パスワードの定期変更をルール化すると、社員はパスワードをその度に考えなければなりません。すると同じパターンで作成しがちです。たとえば末尾に年月(「201801」「june18」)を入れたり、覚えやすいように連番にするなどパターン化・単純化してしまうのです。パスワードがより甘くなってしまうことになります。
定期変更自体がダメなわけではありません。気がつかない流出があって悪用される場合は、一定の効果はあるでしょう。しかしその危険性よりも、定期変更強制でのパターン化・単純化のほうが危険なのです。
現在では内閣サイバーセキュリティセンター(NISC)から「パスワードを定期変更する必要はなく、流出時に速やかに変更する」との指針が出ています
(情報セキュリティハンドブック ver3,00)。またアメリカの国立標準技術研究所(NIST)からも「パスワードの定期的な変更はしないほうがいい」というガイドラインも出ています(NIST SP800-63B:電子的認証に関するガイドライン)。
社内のシステム、およびパスワードポリシーもこれに合わせて方針を変えるべきです。まずは、覚えやすいパスワードから、破られづらいパスワードにします。それは、数字や記号をむやみに挿入したパスワードのことではありません。現状、クラッキングツールがパスワードアタックのために自動生成されるパスワードには数字や記号も含まれますが、機械が自動生成できるパスワードの「桁数」には限りがあります。
最近はパス「フレーズ」という言葉も聞かれるようになりましたが、総当り攻撃への対応には、長いパスワード(パスフレーズ)が有効です。パスフレーズ化(最小桁数を増やす)の徹底ができましたら、パスワードポリシーにある「定期」変更ルールをやめる方向で検討してください。
パスワード運用でやってはいけない行為
企業でのパスワード管理・運用でやってはいけないこと、見直すべきことは以下の通りです。現場レベルでおこなわれていないか、チェックしたほうが良いでしょう。
共通パスワードをやめて社員ごとのアクセス権限に
ひとつのIDとパスワードだけで、誰でもアクセスできるものが残っているませんか?社員が同じパスワードでログインしてシステムを使うパターンです。複数の人が同じパスワードを使うために、単純化・パターン化してしまう可能性があり、また漏えいの危険性も高まります。

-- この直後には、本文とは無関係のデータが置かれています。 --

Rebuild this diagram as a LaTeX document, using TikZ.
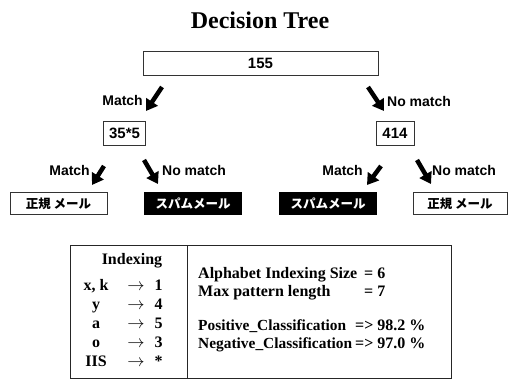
\documentclass[tikz,border=0pt]{standalone}
\usepackage{fontspec}
\setmainfont{Liberation Serif}
\setsansfont{Liberation Sans}
\newfontfamily\jpfont{Noto Sans CJK JP}
\usetikzlibrary{arrows.meta, positioning}

\begin{document}
\begin{tikzpicture}[x=1pt, y=-1pt,
    numbox/.style={draw=black!80, line width=0.8pt, minimum height=24pt, inner sep=0pt,
        font=\sffamily\bfseries\fontsize{15}{15}\selectfont},
    lbl/.style={inner sep=0pt, font=\sffamily\bfseries\fontsize{14}{14}\selectfont},
    mailbox/.style={draw=black!80, line width=0.8pt, minimum width=97pt, minimum height=22pt,
        inner sep=0pt, font=\jpfont\bfseries\fontsize{12.5}{12.5}\selectfont},
    spambox/.style={mailbox, fill=black, text=white, draw=black},
    bigarrow/.style={line width=4.5pt, -{Triangle[length=11pt,width=13.5pt]}},
    tabfont/.style={inner sep=0pt, font=\bfseries\fontsize{16}{16}\selectfont},
    tabtext/.style={tabfont, anchor=base west},
    classtext/.style={tabtext, font=\bfseries\fontsize{15.4}{16}\selectfont}]

    \useasboundingbox (0,0) rectangle (508,379);

    % title
    \node[inner sep=0pt, anchor=base, font=\bfseries\fontsize{24}{24}\selectfont] (title) at (260,29) {Decision Tree};

    % first split
    \node[numbox, minimum width=235pt] (root) at (260.5,63.5) {155};
    \node[numbox, minimum width=42pt] (left) at (124.5,133) {35*5};
    \node[numbox, minimum width=38pt] (right) at (395,133) {414};

    \coordinate (la1) at (162,87);  \coordinate (lb1) at (146,111);
    \coordinate (ra1) at (368,87);  \coordinate (rb1) at (384,111);
    \draw[bigarrow] (la1) -- (lb1);
    \draw[bigarrow] (ra1) -- (rb1);
    \node[lbl, anchor=base east] (m1) at (143,106) {Match};
    \node[lbl, anchor=base west] (n1) at (387,107) {No match};

    % second split
    \coordinate (la2) at (104,166); \coordinate (lb2) at (92,185);
    \coordinate (lc2) at (144,160); \coordinate (ld2) at (158,184);
    \coordinate (ra2) at (381,166); \coordinate (rb2) at (367,185);
    \coordinate (rc2) at (417,160); \coordinate (rd2) at (431,184);
    \draw[bigarrow] (la2) -- (lb2);
    \draw[bigarrow] (lc2) -- (ld2);
    \draw[bigarrow] (ra2) -- (rb2);
    \draw[bigarrow] (rc2) -- (rd2);
    \node[lbl, anchor=base east] (m2) at (90,176) {Match};
    \node[lbl, anchor=base west] (n2) at (162,176) {No match};
    \node[lbl, anchor=base east] (m3) at (363,176) {Match};
    \node[lbl, anchor=base west] (n3) at (432,176) {No match};

    % leaves
    \node[mailbox] (ham1) at (58.5,203.5) {正規 メール};
    \node[spambox] (spam1) at (193,203.5) {スパムメール};
    \node[spambox] (spam2) at (328,203.5) {スパムメール};
    \node[mailbox, minimum width=94pt] (ham2) at (460,203.5) {正規 メール};

    % summary table
    \draw[line width=0.9pt, black!85] (70,245) rectangle (451,378);
    \draw[line width=0.9pt, black!85] (187,245) -- (187,378);

    \node[tabfont, anchor=base] (idx) at (132,264) {Indexing};
    \foreach \sym/\num [count=\i from 0] in {{x, k}/1, y/4, a/5, o/3, IIS/*} {
        \node[tabfont, anchor=base] (s\i) at (96,290+19*\i) {\sym};
        \node[tabfont, anchor=base] (r\i) at (136,290+19*\i) {$\rightarrow$};
        \node[tabfont, anchor=base] (v\i) at (158.5,290+19*\i) {\num};
    }

    \node[tabtext] (size) at (198,278) {Alphabet Indexing Size};
    \node[tabtext] (sizev) at (364,278) {= 6};
    \node[tabtext] (len) at (198,296) {Max pattern length};
    \node[tabtext] (lenv) at (364,296) {= 7};
    \node[classtext] (pos) at (198,330) {Positive\_Classification};
    \node[tabtext] (posv) at (355,330) {=> 98.2 \%};
    \node[classtext] (neg) at (198,348) {Negative\_Classification};
    \node[tabtext] (negv) at (355,348) {=> 97.0 \%};

\end{tikzpicture}
\end{document}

システムへのアクセスは、社員ひとり一人に別のアクセス権限を付与し、共通のパスワードでアクセスさせるシステムは今すぐ見直すべきです。
パスワードを付箋で貼っておくのはダメ
昔はディスプレイの横に、パスワードを付箋で貼る光景をよく見かけました。今ではほとんどないはずですが、個人レベルでは同様の行為をしているかもしれません。ショルダーハッキング(肩越しに見られる)の可能性があるので、付箋のパスワード管理はやめるべきでしょう。
パスワード管理ソフトを導入する、もしくは個人でのパスワード管理ルールを決めるなどの対策が必要です。
メール添付ファイルのパスワードはできるだけ別の手段で送る
メール添付ファイルは暗号化するのが一般的になってきました。パスワードは別のメールで送ることが多いかもしれません。しかし不正アクセスでメールが盗み読みされる事態も考えられるので、パスワードはできるだけメールで送らないほうがいいでしょう。
暗号化のパスワードは、別の手段で送ること。SMSやメッセンジャーで送るのが理想です。
「二段階認証」「SSO・シングルサインオン」の導入を
図2:パスワード管理では「二段階認証」と「SSO」を
人間に任せるパスワード管理には限界があります。長期的には個人の管理に任せる部分を減らし、システムで安全にアクセス管理する必要があります。
安全性を高めるには二段階認証の導入を急ぐべきです。トークンやスマートフォンのアプリによる二段階認証によって、仮にパスワードが漏れた場合でも不正ログインを防ぐことが可能です。社員にトークンを持たせ、ネット経由のアクセスでは二段階認証を必須にすることを検討してください。(図2参照)
増殖するパスワードへの対策としては、SSO・シングルサインオンが有効です。ひとつのパスワードで管理することで、社員のパスワード管理の負担を減らし、かつ安全性を高めることが可能です。
SSOでは2つのことを考慮するといいでしょう。ひとつは既存の業務システムに対応できること。大規模な改修なしで、既存の業務システムのログインにSSOを導入できるソリューションを選ぶことを勧めます。もうひとつはセキュリティレベルごとに安全度を変更できること。社内のみでアクセスできるシステムならパスワードでログインできる、ネット経由のサービスなら認証済デバイスに固定する、指紋認証を要求するなど、セキュリティレベルを変更できることが理想です。
今後もパスワードは増えることは必至でしょう。社員の意識に頼るアナログなパスワード管理ではなく、システムで安全かつ便利に使えるシステムに移行していくべきです。